The red line shows how both are in line with each other, implying that they are working together. Silva has the ball on the near side of the pitch, and Larsen is running through the middle of Manchester City Women’s defence to offer a passing option in the box. However, more importantly, you can see how Manchester City’s defenders have been caught between Larsen and Silva, who are deliberately playing apart from each other to stretch the opposing defence apart.
This is what we can see in the second half too. In this image, Aston Villa Women are again in possession on the near side of the pitch, and you can see from the red lines just how much they have spread across it. This means that Manchester City Women have to spread apart to cover their attack, and, as the blue lines show, this creates gaps between them, giving Aston Villa routes through to the space behind them. This is a tactic that Aston Villa can use, but they next need to work on pushing players through to take advantage of these gaps, offering passing options for their wide players to cross into. We saw in the last image how Larsen was looking to make this run through, so we know that it’s doable.
If we now look at where Aston Villa Women’s attack went wrong against Manchester City Women, we can see where they can make improvements.
In this image, Aston Villa are in a good attacking situation, with the ball in Diana Silva’s possession on the near side of the pitch, in the red circle. Emma Follis is on the far side, in the other red circle. However, Stine Larsen has drifted out to the other wing, leaving the space between Silva and Follis empty. This creates problems for Aston Villa, because, whilst they can get the ball behind Manchester City’s defence, there is no-one available to receive it and shoot at goal.
Follis eventually moves into the centre, but what they really needed here was for a teammate to be in the space indicated by the yellow square, as that would have given them a central passing option who could get through the gap shown by the blue line. This gap has been created by Aston Villa playing in wide positions, so again, it shows why Aston Villa need to take advantage of situations where they are in control.
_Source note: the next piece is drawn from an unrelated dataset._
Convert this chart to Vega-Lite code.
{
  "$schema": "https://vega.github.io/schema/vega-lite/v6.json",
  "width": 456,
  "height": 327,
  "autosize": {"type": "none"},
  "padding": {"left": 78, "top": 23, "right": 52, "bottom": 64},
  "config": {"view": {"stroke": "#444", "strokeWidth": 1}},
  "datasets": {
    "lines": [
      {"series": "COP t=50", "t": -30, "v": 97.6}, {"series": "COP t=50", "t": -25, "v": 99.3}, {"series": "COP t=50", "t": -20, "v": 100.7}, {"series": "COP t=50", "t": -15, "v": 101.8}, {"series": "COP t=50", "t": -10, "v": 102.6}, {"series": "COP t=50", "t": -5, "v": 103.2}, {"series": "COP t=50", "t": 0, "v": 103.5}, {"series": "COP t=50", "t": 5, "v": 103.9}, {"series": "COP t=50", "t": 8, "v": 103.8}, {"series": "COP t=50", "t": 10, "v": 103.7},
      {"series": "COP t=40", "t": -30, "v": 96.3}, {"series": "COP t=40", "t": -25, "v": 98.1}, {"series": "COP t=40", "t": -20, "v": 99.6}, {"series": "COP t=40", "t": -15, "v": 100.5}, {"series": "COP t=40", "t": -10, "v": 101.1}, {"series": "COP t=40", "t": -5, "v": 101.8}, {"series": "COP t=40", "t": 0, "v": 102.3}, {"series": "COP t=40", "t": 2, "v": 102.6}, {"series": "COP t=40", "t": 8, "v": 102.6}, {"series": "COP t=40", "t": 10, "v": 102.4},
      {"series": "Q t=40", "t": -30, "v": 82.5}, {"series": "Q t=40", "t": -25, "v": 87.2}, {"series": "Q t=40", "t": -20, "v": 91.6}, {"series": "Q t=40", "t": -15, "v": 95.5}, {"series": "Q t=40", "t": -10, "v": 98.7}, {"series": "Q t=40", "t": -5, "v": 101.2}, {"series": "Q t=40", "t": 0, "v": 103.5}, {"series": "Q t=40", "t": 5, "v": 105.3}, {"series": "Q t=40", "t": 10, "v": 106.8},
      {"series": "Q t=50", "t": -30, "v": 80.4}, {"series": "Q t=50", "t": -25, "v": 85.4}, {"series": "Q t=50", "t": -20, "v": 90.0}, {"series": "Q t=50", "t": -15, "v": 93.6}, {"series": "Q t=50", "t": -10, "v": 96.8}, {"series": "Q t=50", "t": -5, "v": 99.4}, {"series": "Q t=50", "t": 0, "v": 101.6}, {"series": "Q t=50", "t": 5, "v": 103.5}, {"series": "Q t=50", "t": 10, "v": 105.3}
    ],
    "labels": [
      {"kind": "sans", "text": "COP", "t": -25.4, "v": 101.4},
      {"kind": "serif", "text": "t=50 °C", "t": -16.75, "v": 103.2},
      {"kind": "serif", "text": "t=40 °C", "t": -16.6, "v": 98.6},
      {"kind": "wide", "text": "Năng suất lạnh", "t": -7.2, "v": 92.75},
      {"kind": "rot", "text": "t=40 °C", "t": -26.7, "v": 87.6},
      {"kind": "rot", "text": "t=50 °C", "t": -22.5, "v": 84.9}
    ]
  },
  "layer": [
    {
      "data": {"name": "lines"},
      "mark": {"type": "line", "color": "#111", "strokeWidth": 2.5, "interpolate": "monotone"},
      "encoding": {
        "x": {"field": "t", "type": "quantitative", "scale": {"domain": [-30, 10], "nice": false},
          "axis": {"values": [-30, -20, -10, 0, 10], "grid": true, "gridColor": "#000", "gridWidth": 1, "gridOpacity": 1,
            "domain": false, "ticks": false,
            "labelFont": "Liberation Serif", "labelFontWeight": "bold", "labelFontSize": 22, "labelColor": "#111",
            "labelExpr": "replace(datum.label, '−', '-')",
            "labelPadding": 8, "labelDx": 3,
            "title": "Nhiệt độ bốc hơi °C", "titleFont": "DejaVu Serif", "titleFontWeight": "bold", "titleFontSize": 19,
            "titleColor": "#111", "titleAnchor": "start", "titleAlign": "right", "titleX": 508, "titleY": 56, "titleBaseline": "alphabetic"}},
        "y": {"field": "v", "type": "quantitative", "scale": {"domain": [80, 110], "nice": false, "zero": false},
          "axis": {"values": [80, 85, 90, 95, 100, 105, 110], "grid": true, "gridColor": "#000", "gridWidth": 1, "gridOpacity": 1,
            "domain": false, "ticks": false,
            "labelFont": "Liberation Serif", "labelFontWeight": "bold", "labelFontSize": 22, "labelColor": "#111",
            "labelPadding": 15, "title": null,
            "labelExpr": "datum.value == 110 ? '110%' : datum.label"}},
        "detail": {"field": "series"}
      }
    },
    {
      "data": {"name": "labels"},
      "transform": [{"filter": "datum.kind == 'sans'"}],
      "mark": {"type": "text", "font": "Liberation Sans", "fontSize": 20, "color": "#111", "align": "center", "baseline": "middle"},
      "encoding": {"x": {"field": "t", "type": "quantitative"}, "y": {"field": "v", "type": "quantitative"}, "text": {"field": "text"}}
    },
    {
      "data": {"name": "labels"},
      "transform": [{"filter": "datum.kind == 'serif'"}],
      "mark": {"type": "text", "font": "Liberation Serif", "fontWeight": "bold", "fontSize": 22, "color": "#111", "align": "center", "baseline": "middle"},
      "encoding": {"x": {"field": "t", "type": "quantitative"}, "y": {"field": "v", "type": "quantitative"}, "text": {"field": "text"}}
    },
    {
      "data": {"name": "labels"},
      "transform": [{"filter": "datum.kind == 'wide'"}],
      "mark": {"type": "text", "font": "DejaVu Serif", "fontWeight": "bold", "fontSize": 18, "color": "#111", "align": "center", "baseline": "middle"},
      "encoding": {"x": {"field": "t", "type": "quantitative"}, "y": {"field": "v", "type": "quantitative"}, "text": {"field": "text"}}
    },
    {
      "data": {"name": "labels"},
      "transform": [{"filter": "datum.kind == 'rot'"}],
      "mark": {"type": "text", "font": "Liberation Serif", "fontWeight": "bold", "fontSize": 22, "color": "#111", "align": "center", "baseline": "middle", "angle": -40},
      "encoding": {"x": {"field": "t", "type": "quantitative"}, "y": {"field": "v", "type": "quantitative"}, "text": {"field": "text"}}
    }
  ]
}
Here, Stine Larsen is in a central position and has chosen to shoot, as indicated by the red arrow. However, here, Emma Follis is in a better position on Larsen’s right-hand side, and the better option here would have been to slide the ball to Follis, as the yellow arrow illustrates, allowing her to take it on and shoot. Therefore, the improvement to make here is simply better decision making in the final third. This will come as Aston Villa and their new players become more familiar with the WSL, but it is still an area where they can definitely improve. The result of this will be an increase in the attacking threat they carry.
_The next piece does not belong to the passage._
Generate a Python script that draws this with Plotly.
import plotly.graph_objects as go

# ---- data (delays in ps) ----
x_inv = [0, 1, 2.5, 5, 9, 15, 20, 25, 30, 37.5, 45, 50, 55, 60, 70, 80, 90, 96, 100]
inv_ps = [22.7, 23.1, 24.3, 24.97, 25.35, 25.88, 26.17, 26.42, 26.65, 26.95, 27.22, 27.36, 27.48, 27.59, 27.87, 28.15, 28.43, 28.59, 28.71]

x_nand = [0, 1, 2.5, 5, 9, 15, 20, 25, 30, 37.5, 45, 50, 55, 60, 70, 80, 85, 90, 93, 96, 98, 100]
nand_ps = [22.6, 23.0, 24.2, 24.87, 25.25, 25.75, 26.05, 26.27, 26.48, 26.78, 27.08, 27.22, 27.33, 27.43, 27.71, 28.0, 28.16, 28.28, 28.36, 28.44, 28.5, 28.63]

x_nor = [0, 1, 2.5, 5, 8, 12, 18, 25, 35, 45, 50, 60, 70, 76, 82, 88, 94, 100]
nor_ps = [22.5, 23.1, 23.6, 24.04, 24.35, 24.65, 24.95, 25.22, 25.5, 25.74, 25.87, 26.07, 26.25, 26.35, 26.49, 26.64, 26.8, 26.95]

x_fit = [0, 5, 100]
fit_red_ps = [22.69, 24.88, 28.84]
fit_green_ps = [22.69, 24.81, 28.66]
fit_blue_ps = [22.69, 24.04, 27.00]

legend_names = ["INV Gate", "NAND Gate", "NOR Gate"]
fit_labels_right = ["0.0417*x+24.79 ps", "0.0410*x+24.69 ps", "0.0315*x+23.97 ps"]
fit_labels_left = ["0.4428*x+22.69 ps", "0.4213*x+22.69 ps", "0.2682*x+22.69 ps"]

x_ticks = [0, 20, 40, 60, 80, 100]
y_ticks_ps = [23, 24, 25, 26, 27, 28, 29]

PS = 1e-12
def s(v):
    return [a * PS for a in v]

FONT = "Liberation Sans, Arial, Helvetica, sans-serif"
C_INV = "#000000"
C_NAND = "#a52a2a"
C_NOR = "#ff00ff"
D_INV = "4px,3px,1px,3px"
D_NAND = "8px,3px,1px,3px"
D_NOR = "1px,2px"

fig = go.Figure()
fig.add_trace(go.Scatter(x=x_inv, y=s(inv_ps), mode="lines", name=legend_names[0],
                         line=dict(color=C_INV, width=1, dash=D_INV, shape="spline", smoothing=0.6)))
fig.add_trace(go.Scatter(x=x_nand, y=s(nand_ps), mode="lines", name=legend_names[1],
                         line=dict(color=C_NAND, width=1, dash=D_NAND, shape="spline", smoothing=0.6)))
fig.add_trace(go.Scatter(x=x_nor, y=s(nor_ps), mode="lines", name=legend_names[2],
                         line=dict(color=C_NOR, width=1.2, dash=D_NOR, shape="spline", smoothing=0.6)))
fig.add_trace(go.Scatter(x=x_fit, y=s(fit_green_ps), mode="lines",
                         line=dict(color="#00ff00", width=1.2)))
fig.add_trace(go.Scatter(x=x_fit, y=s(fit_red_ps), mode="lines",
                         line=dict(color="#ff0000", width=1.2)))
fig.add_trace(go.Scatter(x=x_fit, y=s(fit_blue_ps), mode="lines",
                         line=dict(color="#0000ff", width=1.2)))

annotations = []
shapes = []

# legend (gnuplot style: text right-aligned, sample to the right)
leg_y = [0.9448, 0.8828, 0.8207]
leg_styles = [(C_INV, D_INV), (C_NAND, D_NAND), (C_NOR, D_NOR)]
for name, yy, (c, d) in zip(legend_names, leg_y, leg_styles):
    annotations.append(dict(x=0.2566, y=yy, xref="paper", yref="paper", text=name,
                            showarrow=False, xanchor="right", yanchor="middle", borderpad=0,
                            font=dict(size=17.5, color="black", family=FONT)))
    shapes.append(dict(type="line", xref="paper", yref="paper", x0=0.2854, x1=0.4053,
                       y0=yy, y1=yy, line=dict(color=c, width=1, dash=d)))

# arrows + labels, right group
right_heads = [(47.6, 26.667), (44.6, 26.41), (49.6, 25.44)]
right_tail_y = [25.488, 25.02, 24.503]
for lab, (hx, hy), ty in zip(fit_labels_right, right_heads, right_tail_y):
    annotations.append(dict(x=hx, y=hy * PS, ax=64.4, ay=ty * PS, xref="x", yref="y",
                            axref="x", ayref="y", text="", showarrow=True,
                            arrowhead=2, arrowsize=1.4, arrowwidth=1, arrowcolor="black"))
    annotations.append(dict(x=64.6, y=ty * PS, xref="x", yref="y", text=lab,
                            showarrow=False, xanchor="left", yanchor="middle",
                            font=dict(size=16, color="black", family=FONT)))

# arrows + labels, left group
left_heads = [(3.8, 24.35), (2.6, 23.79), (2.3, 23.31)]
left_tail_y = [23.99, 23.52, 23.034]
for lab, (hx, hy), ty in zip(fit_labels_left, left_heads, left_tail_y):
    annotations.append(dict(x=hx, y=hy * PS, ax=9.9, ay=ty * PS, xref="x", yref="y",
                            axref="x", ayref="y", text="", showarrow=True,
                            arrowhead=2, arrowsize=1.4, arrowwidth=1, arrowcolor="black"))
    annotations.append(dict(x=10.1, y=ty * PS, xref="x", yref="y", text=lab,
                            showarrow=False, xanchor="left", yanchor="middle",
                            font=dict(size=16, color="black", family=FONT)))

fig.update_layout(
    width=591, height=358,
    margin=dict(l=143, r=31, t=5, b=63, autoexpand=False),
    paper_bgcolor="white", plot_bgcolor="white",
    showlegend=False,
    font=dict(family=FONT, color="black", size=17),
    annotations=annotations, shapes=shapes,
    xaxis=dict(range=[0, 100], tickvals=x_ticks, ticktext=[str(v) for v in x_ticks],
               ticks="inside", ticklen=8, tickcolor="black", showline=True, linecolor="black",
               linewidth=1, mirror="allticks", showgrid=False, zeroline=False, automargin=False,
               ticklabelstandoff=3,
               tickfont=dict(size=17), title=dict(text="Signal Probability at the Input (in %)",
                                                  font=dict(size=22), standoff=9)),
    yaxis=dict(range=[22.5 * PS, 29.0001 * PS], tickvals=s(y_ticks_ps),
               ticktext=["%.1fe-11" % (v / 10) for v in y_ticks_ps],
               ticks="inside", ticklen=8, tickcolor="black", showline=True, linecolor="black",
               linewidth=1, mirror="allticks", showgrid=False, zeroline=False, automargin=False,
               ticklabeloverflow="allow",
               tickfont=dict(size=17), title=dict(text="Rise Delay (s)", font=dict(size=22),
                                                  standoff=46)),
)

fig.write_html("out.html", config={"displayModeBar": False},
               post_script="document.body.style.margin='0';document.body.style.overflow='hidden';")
The final attacking improvement to make is ensuring they don’t leave spaces on the wings open. Whilst their intention is clearly to play wide and stretch the opposition across the pitch, looking to create gaps in their back line, they tended to play too narrowly in the early stages of the game. This has been shown in the image above, and you can see how this makes defending against them very simple for Manchester City Women. Both of Villa’s attacking and midfield lines are narrowly structured, which means that to stop Villa gaining possession, Manchester City can just pass the ball across the pitch with time and space. However, as we have seen, when Villa played much wider, that was when they could take control of attacking situations.
This narrow structure was likely to have been down to their early match nerves, because, as we have seen, they played much better in the second half, controlling the width and ensuring that Manchester City had to watch the space they were leaving between the defenders. However, this is still something that Villa need to watch when it comes to future matches.
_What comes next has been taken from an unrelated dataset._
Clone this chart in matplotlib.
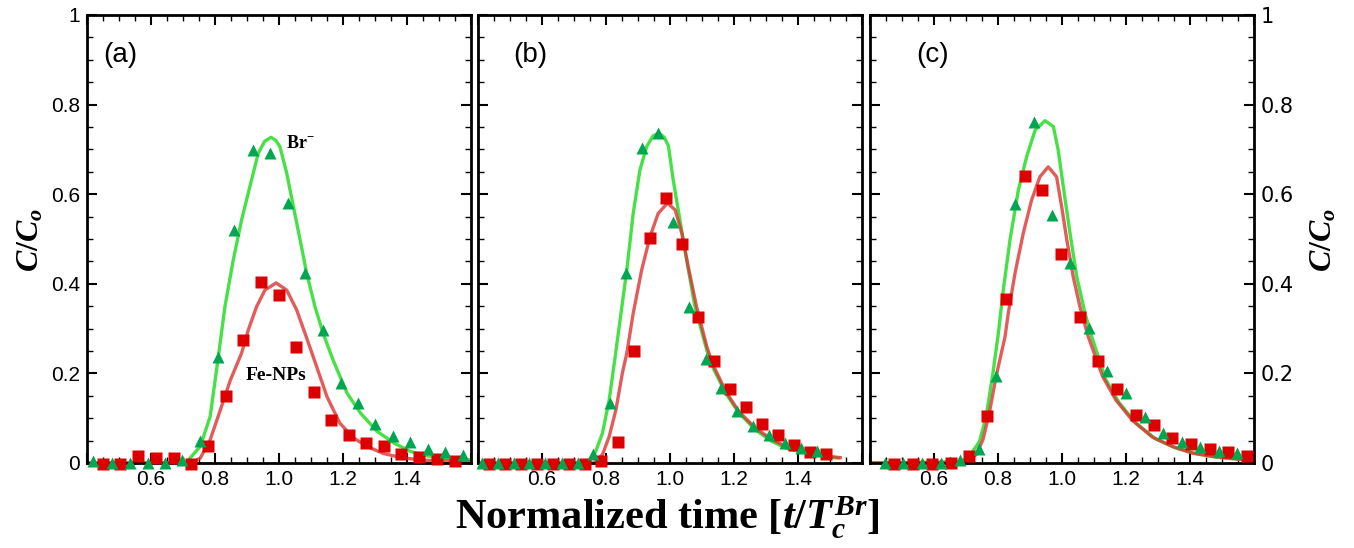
import numpy as np
import matplotlib
matplotlib.use('Agg')
import matplotlib.pyplot as plt
from matplotlib.ticker import MultipleLocator, FuncFormatter

plt.rcParams['mathtext.fontset'] = 'custom'
plt.rcParams['mathtext.it'] = 'Liberation Serif:italic:bold'
plt.rcParams['mathtext.rm'] = 'Liberation Serif:bold'
plt.rcParams['mathtext.bf'] = 'Liberation Serif:bold'

# ---- panel (a) ----
a_br_x = [0.42, 0.478, 0.535, 0.59, 0.645, 0.697, 0.754, 0.808, 0.86, 0.918, 0.971, 1.027,
          1.082, 1.138, 1.194, 1.246, 1.30, 1.356, 1.41, 1.465, 1.52, 1.575]
a_br_y = [0.004, 0.0, 0.0, 0.0, 0.0, 0.006, 0.048, 0.236, 0.519, 0.699, 0.693, 0.58,
          0.424, 0.297, 0.178, 0.134, 0.088, 0.061, 0.046, 0.031, 0.024, 0.018]
a_fe_x = [0.45, 0.504, 0.559, 0.617, 0.671, 0.726, 0.778, 0.834, 0.888, 0.944, 1.001, 1.053,
          1.11, 1.164, 1.22, 1.272, 1.327, 1.381, 1.436, 1.494, 1.549]
a_fe_y = [-0.002, -0.002, 0.015, 0.011, 0.011, -0.002, 0.039, 0.149, 0.275, 0.403, 0.374, 0.258,
          0.158, 0.097, 0.063, 0.045, 0.039, 0.019, 0.013, 0.009, 0.004]
a_brfit_x = [0.40, 0.70, 0.7125, 0.754, 0.785, 0.81, 0.831, 0.857, 0.883, 0.909, 0.935, 0.955,
             0.975, 0.99, 1.003, 1.024, 1.045, 1.066, 1.0865, 1.1125, 1.138, 1.17, 1.2125,
             1.254, 1.306, 1.358, 1.41, 1.4625, 1.515, 1.60]
a_brfit_y = [0.0, 0.0, 0.003, 0.037, 0.104, 0.235, 0.349, 0.453, 0.542, 0.617, 0.691, 0.718,
             0.727, 0.72, 0.706, 0.647, 0.572, 0.498, 0.423, 0.349, 0.289, 0.228, 0.156,
             0.112, 0.071, 0.045, 0.026, 0.016, 0.011, 0.007]
a_fefit_x = [0.40, 0.72, 0.733, 0.754, 0.785, 0.817, 0.848, 0.883, 0.904, 0.93, 0.956, 0.991,
             1.024, 1.055, 1.081, 1.107, 1.15, 1.19, 1.233, 1.275, 1.327, 1.39, 1.46, 1.60]
a_fefit_y = [0.0, 0.0, 0.002, 0.011, 0.052, 0.119, 0.185, 0.245, 0.297, 0.349, 0.386, 0.402,
             0.386, 0.342, 0.29, 0.237, 0.148, 0.089, 0.056, 0.037, 0.021, 0.011, 0.006, 0.003]

# ---- panel (b) ----
b_br_x = [0.412, 0.462, 0.512, 0.56, 0.61, 0.661, 0.711, 0.76, 0.812, 0.862, 0.911, 0.963,
          1.01, 1.06, 1.111, 1.16, 1.21, 1.259, 1.309, 1.358, 1.409, 1.459]
b_br_y = [0.0, 0.0, 0.0, 0.0, 0.0, 0.0, 0.0, 0.021, 0.135, 0.424, 0.703, 0.7375,
          0.537, 0.349, 0.232, 0.167, 0.115, 0.082, 0.063, 0.045, 0.033, 0.026]
b_fe_x = [0.434, 0.485, 0.535, 0.584, 0.633, 0.683, 0.734, 0.784, 0.838, 0.887, 0.937, 0.986,
          1.036, 1.086, 1.136, 1.186, 1.236, 1.286, 1.336, 1.386, 1.436, 1.487]
b_fe_y = [-0.003, -0.003, -0.003, -0.003, -0.003, -0.003, -0.003, 0.005, 0.046, 0.249, 0.503, 0.592,
          0.489, 0.327, 0.227, 0.166, 0.126, 0.087, 0.063, 0.041, 0.024, 0.019]
b_brfit_x = [0.40, 0.742, 0.768, 0.789, 0.81, 0.828, 0.844, 0.865, 0.885, 0.906, 0.927, 0.947,
             0.966, 0.982, 0.995, 1.01, 1.031, 1.052, 1.078, 1.115, 1.132, 1.174, 1.215, 1.267,
             1.319, 1.37, 1.434, 1.496, 1.527]
b_brfit_y = [0.0, 0.0, 0.026, 0.067, 0.141, 0.234, 0.319, 0.431, 0.557, 0.654, 0.706, 0.73,
             0.736, 0.727, 0.708, 0.632, 0.542, 0.453, 0.349, 0.252, 0.216, 0.156, 0.112, 0.074,
             0.048, 0.031, 0.021, 0.013, 0.011]
b_fefit_x = [0.40, 0.763, 0.789, 0.81, 0.831, 0.851, 0.865, 0.885, 0.9115, 0.9375, 0.963,
             0.992, 1.016, 1.037, 1.057, 1.083, 1.115, 1.132, 1.174, 1.215, 1.267, 1.319, 1.37,
             1.434, 1.496, 1.532]
b_fefit_y = [0.0, 0.0, 0.019, 0.059, 0.119, 0.20, 0.245, 0.334, 0.431, 0.505, 0.557,
             0.58, 0.565, 0.513, 0.438, 0.349, 0.26, 0.223, 0.16, 0.115, 0.078, 0.052, 0.035,
             0.022, 0.015, 0.012]

# ---- panel (c) ----
c_br_x = [0.446, 0.504, 0.563, 0.621, 0.68, 0.74, 0.794, 0.853, 0.911, 0.968, 1.025, 1.083,
          1.142, 1.20, 1.259, 1.316, 1.374, 1.431, 1.49, 1.548]
c_br_y = [0.0, 0.0, 0.0, 0.0, 0.007, 0.031, 0.195, 0.578, 0.762, 0.554, 0.446, 0.301,
          0.206, 0.156, 0.102, 0.067, 0.046, 0.035, 0.026, 0.022]
c_fe_x = [0.475, 0.534, 0.594, 0.652, 0.709, 0.767, 0.826, 0.885, 0.938, 0.997, 1.056, 1.113,
          1.171, 1.231, 1.288, 1.345, 1.404, 1.461, 1.519, 1.579]
c_fe_y = [-0.003, -0.003, -0.003, 0.001, 0.016, 0.106, 0.367, 0.641, 0.61, 0.467, 0.326, 0.227,
          0.165, 0.108, 0.0855, 0.056, 0.042, 0.031, 0.0245, 0.016]
c_brfit_x = [0.40, 0.68, 0.711, 0.742, 0.763, 0.784, 0.801, 0.8165, 0.8375, 0.8635, 0.89,
             0.916, 0.947, 0.973, 0.988, 1.004, 1.025, 1.046, 1.072, 1.093, 1.137, 1.179,
             1.231, 1.293, 1.355, 1.418, 1.48, 1.543, 1.594]
c_brfit_y = [0.0, 0.002, 0.015, 0.048, 0.104, 0.20, 0.289, 0.386, 0.498, 0.609, 0.685,
             0.743, 0.764, 0.751, 0.699, 0.617, 0.513, 0.416, 0.334, 0.282, 0.186, 0.134,
             0.089, 0.0535, 0.0335, 0.021, 0.013, 0.009, 0.007]
c_fefit_x = [0.40, 0.70, 0.732, 0.753, 0.773, 0.794, 0.822, 0.832, 0.853, 0.879, 0.905, 0.931,
             0.957, 0.983, 0.999, 1.015, 1.035, 1.056, 1.082, 1.127, 1.168, 1.22, 1.282, 1.345,
             1.407, 1.469, 1.532, 1.594]
c_fefit_y = [0.0, 0.002, 0.019, 0.052, 0.112, 0.193, 0.282, 0.334, 0.423, 0.513, 0.587, 0.639,
             0.661, 0.639, 0.572, 0.498, 0.416, 0.349, 0.282, 0.193, 0.141, 0.095, 0.058, 0.037,
             0.022, 0.015, 0.010, 0.007]

panels = [
    ('(a)', a_br_x, a_br_y, a_fe_x, a_fe_y, a_brfit_x, a_brfit_y, a_fefit_x, a_fefit_y),
    ('(b)', b_br_x, b_br_y, b_fe_x, b_fe_y, b_brfit_x, b_brfit_y, b_fefit_x, b_fefit_y),
    ('(c)', c_br_x, c_br_y, c_fe_x, c_fe_y, c_brfit_x, c_brfit_y, c_fefit_x, c_fefit_y),
]
lefts = [87, 478, 870]
label_pos = [0.086, 0.135, 0.164]

W, H = 1354, 548
fig = plt.figure(figsize=(W / 100, H / 100), dpi=100)

tick_font = 'Liberation Sans'
xfmt = FuncFormatter(lambda v, p: '%.1f' % v if 0.5 < v < 1.5 else '')
yfmt = FuncFormatter(lambda v, p: '%g' % round(v, 2))

for i, (lab, bx, by, fx, fy, bfx, bfy, ffx, ffy) in enumerate(panels):
    ax = fig.add_axes([lefts[i] / W, 1 - 463 / H, 384 / W, 448 / H])
    ax.plot(bfx, bfy, '-', color='#33dd33', lw=2.4, alpha=0.9, zorder=2)
    ax.plot(ffx, ffy, '-', color='#dd3333', lw=2.4, alpha=0.8, zorder=2)
    ax.plot(bx, by, '^', color='#00a650', ms=9, mec='none', clip_on=False, zorder=4)
    ax.plot(fx, fy, 's', color='#dd0000', ms=8, mec='none', clip_on=False, zorder=3)

    ax.set_xlim(0.4, 1.6)
    ax.set_ylim(0, 1)
    ax.xaxis.set_major_locator(MultipleLocator(0.2))
    ax.xaxis.set_minor_locator(MultipleLocator(0.05))
    ax.yaxis.set_major_locator(MultipleLocator(0.2))
    ax.yaxis.set_minor_locator(MultipleLocator(0.05))
    ax.xaxis.set_major_formatter(xfmt)
    ax.yaxis.set_major_formatter(yfmt)
    ax.tick_params(which='both', direction='in', top=True, right=True, width=1.5,
                   labelsize=15, pad=5)
    ax.tick_params(which='major', length=7)
    ax.tick_params(which='minor', length=4, width=1)
    for s in ax.spines.values():
        s.set_linewidth(2)
    for t in ax.get_xticklabels() + ax.get_yticklabels():
        t.set_fontfamily(tick_font)

    if i == 0:
        fig.text(30 / W, 1 - 240 / H, r'$C/C_o$', rotation=90, ha='center', va='center',
                 fontsize=23)
        ax.text(1.066, 0.714, 'Br$^{-}$', fontsize=13, fontweight='bold',
                fontfamily='Liberation Serif', ha='center', va='center')
        ax.text(0.99, 0.196, 'Fe-NPs', fontsize=14, fontweight='bold',
                fontfamily='Liberation Serif', ha='center', va='center')
    elif i == 1:
        ax.tick_params(labelleft=False)
    else:
        ax.tick_params(labelleft=False, labelright=True)
        fig.text(1323 / W, 1 - 240 / H, r'$C/C_o$', rotation=90, ha='center', va='center',
                 fontsize=23)
    ax.text(label_pos[i], 0.91, lab, transform=ax.transAxes, fontsize=20,
            fontfamily='Liberation Sans', ha='center', va='center')

fig.text(667 / W, 1 - 518 / H, r'Normalized time [$t/T_c^{Br}$]', ha='center', va='center',
         fontsize=30.5, fontfamily='Liberation Serif', fontweight='bold')

fig.savefig('out.png', dpi=100)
Aston Villa Women’s defence
If we now turn our attention to Aston Villa Women’s defence, we can see how they started slowly but improved as the game went on.
The first thing to point out is that, like in attack, they didn’t control the width when defending. This was likely because they wanted to stop Georgia Stanway getting behind them. However, Aston Villa right-back Ella Franklin-Fraiture is inside her team’s box, which has given Chloe Kelly space to move up and down the wing as she wishes. Therefore, what Aston Villa needed to do was to use their full-backs to get out to Manchester City’s wide forwards, ensuring they had little to no space to operate in. This would have helped to starve Stanway of balls in the middle, thereby stopping Manchester City Women attacking so freely.
Another example of their defensive fragility is shown here. Aston Villa have a goal kick, and have set up with defenders in wide areas, making the pitch as big as possible. However, goalkeeper Sian Rogers plays the ball straight to Sam Mewis, in the blue circle, as the red arrow shows. This instantly puts Aston Villa under pressure, because their defence is so spread out from the goal kick that the space is open for Manchester City to attack into. The yellow arrow shows Stanway’s run forward, and she gets on the end of Mewis’ pass, only to then put the ball high over the bar.
Therefore, whilst it was a let-off for Villa, this came after two goals for Stanway from errors by Rogers, and shows just how much they struggled in the first part of the game. Manager Gemma Rogers has brought in experienced former Chelsea Women defender Anita Asante to her squad this summer, and the aim is clearly to give the defensive side of her team’s play more strength and, given these errors, it’s clear that this has been a good move.
However, they did get better, and this is an example of their improvement. We can see how Aston Villa have come forward to meet Manchester City’s attack, rather than waiting for it to reach them. This takes time away from Caroline Weir, who is in possession, and you can see in the red square how she ends up passing the ball forwards, but makes a mistake and overhits it. This mistake proved that Aston Villa could close down their opponents, and it was one of the main reasons why Manchester City couldn’t score in the second half: they no longer had the time or space in attack that they had been afforded previously. This is definitely a positive that Aston Villa Women can take from this game as something to build on.
In conclusion, we can see how Manchester City Women were the more fluid side, but this was expected, given that they played last week, whereas Aston Villa Women didn’t. However, Manchester City looked a much-improved version of the side that played last weekend, although they need to work on converting chances in the final third. Whilst Aston Villa will be disappointed not to have taken a point, given that without the two goalkeeping errors, the game would have ended 0-0, they will be pleased with the way the team improved as the game went on. Their overall performance will give Gemma Davies hope that her team can compete in the league going forward.